» Source material:
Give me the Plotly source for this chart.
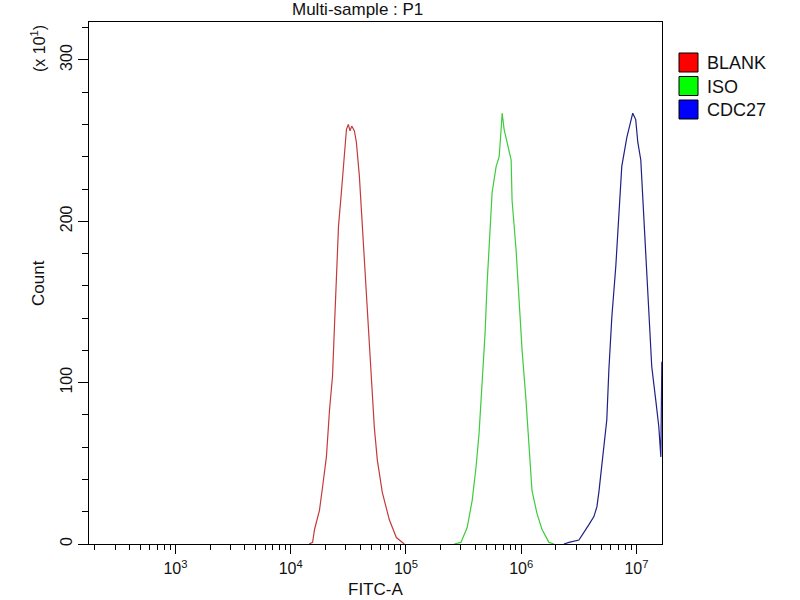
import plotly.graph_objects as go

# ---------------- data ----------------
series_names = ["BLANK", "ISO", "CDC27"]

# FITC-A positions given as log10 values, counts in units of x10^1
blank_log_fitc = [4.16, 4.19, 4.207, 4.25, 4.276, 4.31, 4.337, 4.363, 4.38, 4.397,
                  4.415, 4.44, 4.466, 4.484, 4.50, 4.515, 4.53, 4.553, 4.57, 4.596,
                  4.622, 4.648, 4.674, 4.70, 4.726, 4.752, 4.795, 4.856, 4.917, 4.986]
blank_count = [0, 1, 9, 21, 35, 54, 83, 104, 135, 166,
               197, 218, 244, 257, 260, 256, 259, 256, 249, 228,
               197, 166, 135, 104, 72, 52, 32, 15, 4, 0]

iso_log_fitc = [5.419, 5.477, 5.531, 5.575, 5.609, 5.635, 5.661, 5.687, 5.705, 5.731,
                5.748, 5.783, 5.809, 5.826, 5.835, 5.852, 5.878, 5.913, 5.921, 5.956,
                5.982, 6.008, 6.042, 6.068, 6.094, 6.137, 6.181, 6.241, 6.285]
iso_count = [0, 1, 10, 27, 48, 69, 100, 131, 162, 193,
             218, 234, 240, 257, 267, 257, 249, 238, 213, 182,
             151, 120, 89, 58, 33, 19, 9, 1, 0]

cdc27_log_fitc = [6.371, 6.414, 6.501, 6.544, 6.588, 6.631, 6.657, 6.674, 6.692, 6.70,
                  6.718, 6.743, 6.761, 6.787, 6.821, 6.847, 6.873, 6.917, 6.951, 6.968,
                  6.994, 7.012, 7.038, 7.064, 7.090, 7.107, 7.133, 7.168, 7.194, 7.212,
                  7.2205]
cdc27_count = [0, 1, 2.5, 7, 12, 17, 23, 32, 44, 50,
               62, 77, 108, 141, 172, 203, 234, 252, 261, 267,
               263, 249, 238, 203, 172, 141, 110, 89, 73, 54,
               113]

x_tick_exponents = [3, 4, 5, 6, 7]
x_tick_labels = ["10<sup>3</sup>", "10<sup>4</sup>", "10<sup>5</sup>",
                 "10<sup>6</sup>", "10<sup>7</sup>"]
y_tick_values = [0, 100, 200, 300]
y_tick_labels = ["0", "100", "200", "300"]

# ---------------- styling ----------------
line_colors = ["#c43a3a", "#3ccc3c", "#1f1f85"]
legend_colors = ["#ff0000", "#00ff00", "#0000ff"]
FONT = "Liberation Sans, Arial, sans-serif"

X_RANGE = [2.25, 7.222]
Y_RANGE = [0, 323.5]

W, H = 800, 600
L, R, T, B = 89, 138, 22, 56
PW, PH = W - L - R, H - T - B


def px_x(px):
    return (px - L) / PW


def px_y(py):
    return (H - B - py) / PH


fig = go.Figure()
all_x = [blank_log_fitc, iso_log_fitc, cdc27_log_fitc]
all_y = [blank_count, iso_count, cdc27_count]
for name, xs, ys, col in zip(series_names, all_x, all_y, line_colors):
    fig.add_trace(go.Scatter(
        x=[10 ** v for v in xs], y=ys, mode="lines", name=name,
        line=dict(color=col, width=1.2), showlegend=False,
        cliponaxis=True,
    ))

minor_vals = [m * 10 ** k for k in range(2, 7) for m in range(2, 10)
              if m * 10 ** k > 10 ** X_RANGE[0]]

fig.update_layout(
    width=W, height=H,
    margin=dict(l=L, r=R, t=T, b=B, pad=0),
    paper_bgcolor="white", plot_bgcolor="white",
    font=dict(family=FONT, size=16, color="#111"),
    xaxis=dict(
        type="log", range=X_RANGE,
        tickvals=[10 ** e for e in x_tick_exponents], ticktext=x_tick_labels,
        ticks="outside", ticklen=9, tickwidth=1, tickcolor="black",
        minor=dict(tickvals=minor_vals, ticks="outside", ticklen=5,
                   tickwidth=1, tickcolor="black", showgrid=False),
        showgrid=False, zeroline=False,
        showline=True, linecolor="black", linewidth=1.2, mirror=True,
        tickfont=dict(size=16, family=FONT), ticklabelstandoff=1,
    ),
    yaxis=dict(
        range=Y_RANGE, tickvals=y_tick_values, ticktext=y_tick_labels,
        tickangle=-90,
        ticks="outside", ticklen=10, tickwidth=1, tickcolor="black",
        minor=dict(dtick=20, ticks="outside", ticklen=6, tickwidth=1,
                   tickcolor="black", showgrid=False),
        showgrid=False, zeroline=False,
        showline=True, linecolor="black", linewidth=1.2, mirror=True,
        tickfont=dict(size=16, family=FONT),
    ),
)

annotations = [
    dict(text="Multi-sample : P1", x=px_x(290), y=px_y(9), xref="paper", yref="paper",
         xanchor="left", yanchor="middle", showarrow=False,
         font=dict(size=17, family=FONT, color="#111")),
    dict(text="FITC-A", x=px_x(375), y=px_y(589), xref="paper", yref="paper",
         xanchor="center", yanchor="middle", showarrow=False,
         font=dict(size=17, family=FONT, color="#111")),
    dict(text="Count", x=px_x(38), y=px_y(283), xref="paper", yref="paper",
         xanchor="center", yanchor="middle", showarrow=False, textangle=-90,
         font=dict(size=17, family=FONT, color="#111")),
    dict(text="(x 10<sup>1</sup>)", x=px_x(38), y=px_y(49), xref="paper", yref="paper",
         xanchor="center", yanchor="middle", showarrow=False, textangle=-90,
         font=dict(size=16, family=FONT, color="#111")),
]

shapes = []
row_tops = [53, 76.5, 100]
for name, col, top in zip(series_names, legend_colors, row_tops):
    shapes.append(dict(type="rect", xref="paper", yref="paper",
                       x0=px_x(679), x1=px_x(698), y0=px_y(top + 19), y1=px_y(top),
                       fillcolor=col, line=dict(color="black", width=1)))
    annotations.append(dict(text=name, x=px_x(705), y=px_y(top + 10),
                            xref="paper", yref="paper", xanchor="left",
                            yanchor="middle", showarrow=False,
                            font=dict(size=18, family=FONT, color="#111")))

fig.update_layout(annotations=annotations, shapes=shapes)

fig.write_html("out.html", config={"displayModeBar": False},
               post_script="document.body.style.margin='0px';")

» Aim of the task: Write the lines above out again exactly, without any of their pictures.

» Output for this task:
Give me the Plotly source for this chart.
import plotly.graph_objects as go

# ---------------- data ----------------
series_names = ["BLANK", "ISO", "CDC27"]

# FITC-A positions given as log10 values, counts in units of x10^1
blank_log_fitc = [4.16, 4.19, 4.207, 4.25, 4.276, 4.31, 4.337, 4.363, 4.38, 4.397,
                  4.415, 4.44, 4.466, 4.484, 4.50, 4.515, 4.53, 4.553, 4.57, 4.596,
                  4.622, 4.648, 4.674, 4.70, 4.726, 4.752, 4.795, 4.856, 4.917, 4.986]
blank_count = [0, 1, 9, 21, 35, 54, 83, 104, 135, 166,
               197, 218, 244, 257, 260, 256, 259, 256, 249, 228,
               197, 166, 135, 104, 72, 52, 32, 15, 4, 0]

iso_log_fitc = [5.419, 5.477, 5.531, 5.575, 5.609, 5.635, 5.661, 5.687, 5.705, 5.731,
                5.748, 5.783, 5.809, 5.826, 5.835, 5.852, 5.878, 5.913, 5.921, 5.956,
                5.982, 6.008, 6.042, 6.068, 6.094, 6.137, 6.181, 6.241, 6.285]
iso_count = [0, 1, 10, 27, 48, 69, 100, 131, 162, 193,
             218, 234, 240, 257, 267, 257, 249, 238, 213, 182,
             151, 120, 89, 58, 33, 19, 9, 1, 0]

cdc27_log_fitc = [6.371, 6.414, 6.501, 6.544, 6.588, 6.631, 6.657, 6.674, 6.692, 6.70,
                  6.718, 6.743, 6.761, 6.787, 6.821, 6.847, 6.873, 6.917, 6.951, 6.968,
                  6.994, 7.012, 7.038, 7.064, 7.090, 7.107, 7.133, 7.168, 7.194, 7.212,
                  7.2205]
cdc27_count = [0, 1, 2.5, 7, 12, 17, 23, 32, 44, 50,
               62, 77, 108, 141, 172, 203, 234, 252, 261, 267,
               263, 249, 238, 203, 172, 141, 110, 89, 73, 54,
               113]

x_tick_exponents = [3, 4, 5, 6, 7]
x_tick_labels = ["10<sup>3</sup>", "10<sup>4</sup>", "10<sup>5</sup>",
                 "10<sup>6</sup>", "10<sup>7</sup>"]
y_tick_values = [0, 100, 200, 300]
y_tick_labels = ["0", "100", "200", "300"]

# ---------------- styling ----------------
line_colors = ["#c43a3a", "#3ccc3c", "#1f1f85"]
legend_colors = ["#ff0000", "#00ff00", "#0000ff"]
FONT = "Liberation Sans, Arial, sans-serif"

X_RANGE = [2.25, 7.222]
Y_RANGE = [0, 323.5]

W, H = 800, 600
L, R, T, B = 89, 138, 22, 56
PW, PH = W - L - R, H - T - B


def px_x(px):
    return (px - L) / PW


def px_y(py):
    return (H - B - py) / PH


fig = go.Figure()
all_x = [blank_log_fitc, iso_log_fitc, cdc27_log_fitc]
all_y = [blank_count, iso_count, cdc27_count]
for name, xs, ys, col in zip(series_names, all_x, all_y, line_colors):
    fig.add_trace(go.Scatter(
        x=[10 ** v for v in xs], y=ys, mode="lines", name=name,
        line=dict(color=col, width=1.2), showlegend=False,
        cliponaxis=True,
    ))

minor_vals = [m * 10 ** k for k in range(2, 7) for m in range(2, 10)
              if m * 10 ** k > 10 ** X_RANGE[0]]

fig.update_layout(
    width=W, height=H,
    margin=dict(l=L, r=R, t=T, b=B, pad=0),
    paper_bgcolor="white", plot_bgcolor="white",
    font=dict(family=FONT, size=16, color="#111"),
    xaxis=dict(
        type="log", range=X_RANGE,
        tickvals=[10 ** e for e in x_tick_exponents], ticktext=x_tick_labels,
        ticks="outside", ticklen=9, tickwidth=1, tickcolor="black",
        minor=dict(tickvals=minor_vals, ticks="outside", ticklen=5,
                   tickwidth=1, tickcolor="black", showgrid=False),
        showgrid=False, zeroline=False,
        showline=True, linecolor="black", linewidth=1.2, mirror=True,
        tickfont=dict(size=16, family=FONT), ticklabelstandoff=1,
    ),
    yaxis=dict(
        range=Y_RANGE, tickvals=y_tick_values, ticktext=y_tick_labels,
        tickangle=-90,
        ticks="outside", ticklen=10, tickwidth=1, tickcolor="black",
        minor=dict(dtick=20, ticks="outside", ticklen=6, tickwidth=1,
                   tickcolor="black", showgrid=False),
        showgrid=False, zeroline=False,
        showline=True, linecolor="black", linewidth=1.2, mirror=True,
        tickfont=dict(size=16, family=FONT),
    ),
)

annotations = [
    dict(text="Multi-sample : P1", x=px_x(290), y=px_y(9), xref="paper", yref="paper",
         xanchor="left", yanchor="middle", showarrow=False,
         font=dict(size=17, family=FONT, color="#111")),
    dict(text="FITC-A", x=px_x(375), y=px_y(589), xref="paper", yref="paper",
         xanchor="center", yanchor="middle", showarrow=False,
         font=dict(size=17, family=FONT, color="#111")),
    dict(text="Count", x=px_x(38), y=px_y(283), xref="paper", yref="paper",
         xanchor="center", yanchor="middle", showarrow=False, textangle=-90,
         font=dict(size=17, family=FONT, color="#111")),
    dict(text="(x 10<sup>1</sup>)", x=px_x(38), y=px_y(49), xref="paper", yref="paper",
         xanchor="center", yanchor="middle", showarrow=False, textangle=-90,
         font=dict(size=16, family=FONT, color="#111")),
]

shapes = []
row_tops = [53, 76.5, 100]
for name, col, top in zip(series_names, legend_colors, row_tops):
    shapes.append(dict(type="rect", xref="paper", yref="paper",
                       x0=px_x(679), x1=px_x(698), y0=px_y(top + 19), y1=px_y(top),
                       fillcolor=col, line=dict(color="black", width=1)))
    annotations.append(dict(text=name, x=px_x(705), y=px_y(top + 10),
                            xref="paper", yref="paper", xanchor="left",
                            yanchor="middle", showarrow=False,
                            font=dict(size=18, family=FONT, color="#111")))

fig.update_layout(annotations=annotations, shapes=shapes)

fig.write_html("out.html", config={"displayModeBar": False},
               post_script="document.body.style.margin='0px';")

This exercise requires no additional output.